I made the mistake of stopping in front of him.

– Hello! You are Jaume Blanch, you studied at the Virgen del Mar, right?

– Yes, do you know me?

-Of course I used to go there too.

-Man that’s great, so maybe you can help me. You see, I’m looking for a very good friend of mine that when we were “kids” we went to class together, his name was Vicens Forner Puig, I’d like to find him, it’s been 25 years since I heard from him. He helped me a lot. My mother has died recently, she had an apartment here in this street, now it is empty, I have thought about coming to live in Barceloneta. Do you know where I could find him? El Gurrea told me that he always walks around the street with his camera hanging from his neck.

I was petrified, 5 minutes talking to him, and he was soaked with saliva, he stuttered more than before, and every movement he made showed a limp that had become worse. Luckily, I had left the camera at home.

I looked in the direction of the watch shop and saw Pito waving at us from the other sidewalk with a satisfied smile, he must have thought that we had already identified each other, I went back to the conversation with that old schoolmate and asked him.

– Why do you want to see him?

– I would like to do the “Astral Chart”, that’s what I do now.
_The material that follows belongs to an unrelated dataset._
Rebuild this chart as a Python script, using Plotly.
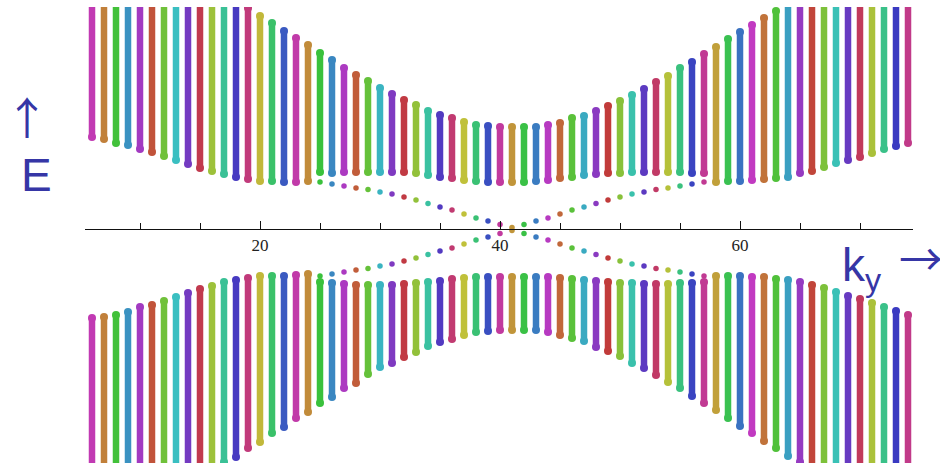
import colorsys
import plotly.graph_objects as go

# ---- band-structure data: one column of eigenvalues per ky index ----
ky = list(range(6, 75))

# bulk conduction band: lowest and highest eigenvalue at each ky
upper_min = [0.92, 0.90, 0.86, 0.84, 0.80, 0.77, 0.73, 0.69, 0.65, 0.61,
             0.58, 0.55, 0.52, 0.50, 0.48, 0.48, 0.47, 0.47, 0.48, 0.57,
             0.56, 0.57, 0.57, 0.57, 0.57, 0.57, 0.57, 0.56, 0.54, 0.52,
             0.51, 0.49, 0.48, 0.47, 0.47, 0.47, 0.47, 0.48, 0.49, 0.51,
             0.52, 0.54, 0.55, 0.56, 0.56, 0.57, 0.57, 0.57, 0.57, 0.57,
             0.56, 0.56, 0.47, 0.48, 0.48, 0.49, 0.50, 0.51, 0.52, 0.56,
             0.58, 0.62, 0.66, 0.69, 0.72, 0.76, 0.80, 0.83, 0.86]
upper_max = [2.5] * 12 + [
             2.28, 2.21, 2.13, 2.06, 1.98, 1.91, 1.84, 1.76, 1.69, 1.61,
             1.54, 1.48, 1.41, 1.35, 1.29, 1.24, 1.18, 1.14, 1.11, 1.07,
             1.04, 1.03, 1.02, 1.02, 1.02, 1.02, 1.04, 1.06, 1.11, 1.13,
             1.18, 1.23, 1.28, 1.34, 1.40, 1.47, 1.53, 1.61, 1.67, 1.75,
             1.82, 1.90, 1.97, 2.04, 2.11, 2.18, 2.25] + [2.5] * 10

# bulk valence band: highest and lowest eigenvalue at each ky
lower_max = [-0.89, -0.88, -0.86, -0.83, -0.78, -0.76, -0.72, -0.68, -0.64, -0.60,
             -0.57, -0.53, -0.51, -0.49, -0.47, -0.47, -0.47, -0.46, -0.45, -0.53,
             -0.54, -0.55, -0.56, -0.56, -0.56, -0.56, -0.55, -0.54, -0.53, -0.52,
             -0.50, -0.49, -0.48, -0.48, -0.48, -0.48, -0.48, -0.48, -0.48, -0.49,
             -0.50, -0.51, -0.52, -0.53, -0.54, -0.54, -0.55, -0.55, -0.55, -0.54,
             -0.54, -0.53, -0.47, -0.47, -0.47, -0.48, -0.48, -0.50, -0.51, -0.53,
             -0.56, -0.59, -0.63, -0.67, -0.70, -0.74, -0.78, -0.82, -0.86]
lower_min = [-2.6] * 11 + [
             -2.33, -2.28, -2.19, -2.13, -2.04, -1.98, -1.89, -1.83, -1.74,
             -1.68, -1.59, -1.54, -1.45, -1.38, -1.34, -1.28, -1.23, -1.17, -1.13,
             -1.10, -1.06, -1.03, -1.02, -1.01, -1.01, -1.01, -1.01, -1.03, -1.06,
             -1.09, -1.12, -1.18, -1.22, -1.27, -1.34, -1.39, -1.46, -1.53, -1.59,
             -1.67, -1.74, -1.81, -1.89, -1.97, -2.04, -2.12, -2.19, -2.27, -2.33] + [-2.6] * 9

# in-gap edge states (two branches at +E and -E, crossing at ky = 41)
edge_ky = list(range(25, 58))
edge_energy = [0.47, 0.45, 0.43, 0.41, 0.395, 0.37, 0.35, 0.32, 0.29, 0.255,
               0.22, 0.19, 0.15, 0.11, 0.08, 0.045, 0.015,
               0.045, 0.08, 0.11, 0.15, 0.19, 0.22, 0.255, 0.29, 0.32,
               0.35, 0.37, 0.395, 0.41, 0.43, 0.45, 0.47]

tick_step_major = 20
tick_step_minor = 5

# ---- geometry of the canvas ----
W, H = 940, 466
M_TOP, M_BOT = 7, 3
E_RANGE = [-2.34, 2.22]
PX_PER_K = 12.0
K_AT_500 = 40.0
AXIS_LEFT_PX, AXIS_RIGHT_PX = 85, 913


def k_at(px):
    return K_AT_500 + (px - 500) / PX_PER_K


def ky_color(k):
    hue = (0.67 + 0.2360679775 * (k - 1)) % 1.0
    r, g, b = colorsys.hsv_to_rgb(hue, 0.70, 0.76)
    return f"rgb({int(r * 255)},{int(g * 255)},{int(b * 255)})"


fig = go.Figure()

for i, k in enumerate(ky):
    c = ky_color(k)
    fig.add_trace(go.Scatter(
        x=[k, k, None, k, k],
        y=[upper_min[i], upper_max[i], None, lower_max[i], lower_min[i]],
        mode="lines+markers",
        line=dict(color=c, width=6.5),
        marker=dict(color=c, size=8, line=dict(width=0)),
        hoverinfo="skip", showlegend=False,
    ))

# the edge-state dots live on the (narrower) ky axis that carries the ticks;
# both horizontal axes use the same pixels-per-ky scale
edge_colors = [ky_color(k) for k in edge_ky]
fig.add_trace(go.Scatter(
    x=edge_ky + edge_ky,
    y=edge_energy + [-e for e in edge_energy],
    mode="markers",
    marker=dict(color=edge_colors + edge_colors, size=5.5, line=dict(width=0)),
    xaxis="x2", yaxis="y",
    hoverinfo="skip", showlegend=False,
))

axis_pos = (0 - E_RANGE[0]) / (E_RANGE[1] - E_RANGE[0])
label_color = "#3636A6"


def py_to_paper(py):
    return (H - M_BOT - py) / (H - M_TOP - M_BOT)


fig.update_layout(
    width=W, height=H,
    margin=dict(l=0, r=0, t=M_TOP, b=M_BOT, pad=0),
    paper_bgcolor="white", plot_bgcolor="rgba(0,0,0,0)",
    xaxis=dict(range=[k_at(0), k_at(W)], domain=[0, 1], visible=False,
               showgrid=False, zeroline=False),
    xaxis2=dict(range=[k_at(AXIS_LEFT_PX), k_at(AXIS_RIGHT_PX)],
                domain=[AXIS_LEFT_PX / W, AXIS_RIGHT_PX / W],
                anchor="free", position=axis_pos, side="bottom",
                showline=True, linecolor="#111", linewidth=1.4,
                showgrid=False, zeroline=False,
                tick0=0, dtick=tick_step_major, ticks="inside", ticklen=8,
                tickwidth=1.3, tickcolor="#111",
                minor=dict(tick0=0, dtick=tick_step_minor, ticks="inside",
                           ticklen=6, tickwidth=1.1, tickcolor="#111",
                           showgrid=False),
                tickfont=dict(family="Liberation Serif", size=17, color="#222"),
                ticklabelstandoff=0),
    yaxis=dict(range=E_RANGE, visible=False, showgrid=False, zeroline=False),
    annotations=[
        dict(text="↑", x=27 / W, y=py_to_paper(116), xref="paper", yref="paper",
             showarrow=False, xanchor="center", yanchor="middle",
             font=dict(family="Noto Sans CJK SC", size=44, color=label_color)),
        dict(text="E", x=36 / W, y=py_to_paper(175), xref="paper", yref="paper",
             showarrow=False, xanchor="center", yanchor="middle",
             font=dict(family="Liberation Sans", size=46, color=label_color)),
        dict(text="k<sub>y</sub>", x=862 / W, y=py_to_paper(268), xref="paper",
             yref="paper", showarrow=False, xanchor="center", yanchor="middle",
             font=dict(family="Liberation Sans", size=46, color=label_color)),
        dict(text="→", x=921 / W, y=py_to_paper(257), xref="paper", yref="paper",
             showarrow=False, xanchor="center", yanchor="middle",
             font=dict(family="Noto Sans CJK SC", size=44, color=label_color)),
    ],
)

fig.write_html("out.html")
I was stuck like a statue, all the experiences I’d had with that fool throughout the five years we went to school together flashing before me like a horror movie. I didn’t want to restart any kind of relationship with that weird guy, so taking the reins of my future I let him down point-blank: -Okay, “mate”, if I see him, I’ll tell him you’re looking for him.

-Oh, what’s your name?

I shot off, without answering or looking back. Poor Blanch, he stood there like a stunned man watching me run away. Poor Blanch didn’t understand a thing, I guess my friend Gurrea must have filled him in, because I never heard from him again.

So were the streets of my neighborhood, all the same, but at the same time very different, they were full of surprises, situations and characters that trapped you with that spider web that we neighbors had woven, as the good menders extended the fishing gear in the street.

You run into people you don’t want to see on every corner, but when you are looking for someone, there is no way someone can tell you where to find them. Jaume Blanch is a good example, that’s how he understood it.

I never heard anything about JB again, today I do not know if he is alive or dead, I know he lives in Barceloneta, but he will never go out to the street, I think that the astral charts and the lack of friends keep him confined in that apartment in ‘Almirante Churruca, a boulevard where the first floor has always been destined to commerce. Apart from La Caixa de Catalunya, there were several shoe shops, a couple of bars, a bakery -Tarrés-, a tricycle rental house -Alfredo Arias-, and a shoe repairer – Maño-. At present, new businesses have been added, a hairdresser, a dentist, an optician and a couple of real estate agencies.

The apartments were houses for the workers of the Born and the central fish market. Strangely enough, they also had an elevator.

Barceloneta can be ruthless. Once a neighborhood of solidarity, with a great burden of humanity, has lost the values that we always boasted and has become a coliseum in which we give free rein to the baser instincts. Greed, and above all, envy, makes every stick hold its candle. We consent to closing the stores of all life and we move to buy to neighboring neighborhoods – Santa Caterina, Born or Boqueria -, or what is worse, we do it through Amazon on the Internet, causing the death of our trade, and consequently, the death of our neighborhood.

Today tourism and foreign trade impose a new way of life, new customs, religion, language ….

People like Jaume Blanch have stopped searching.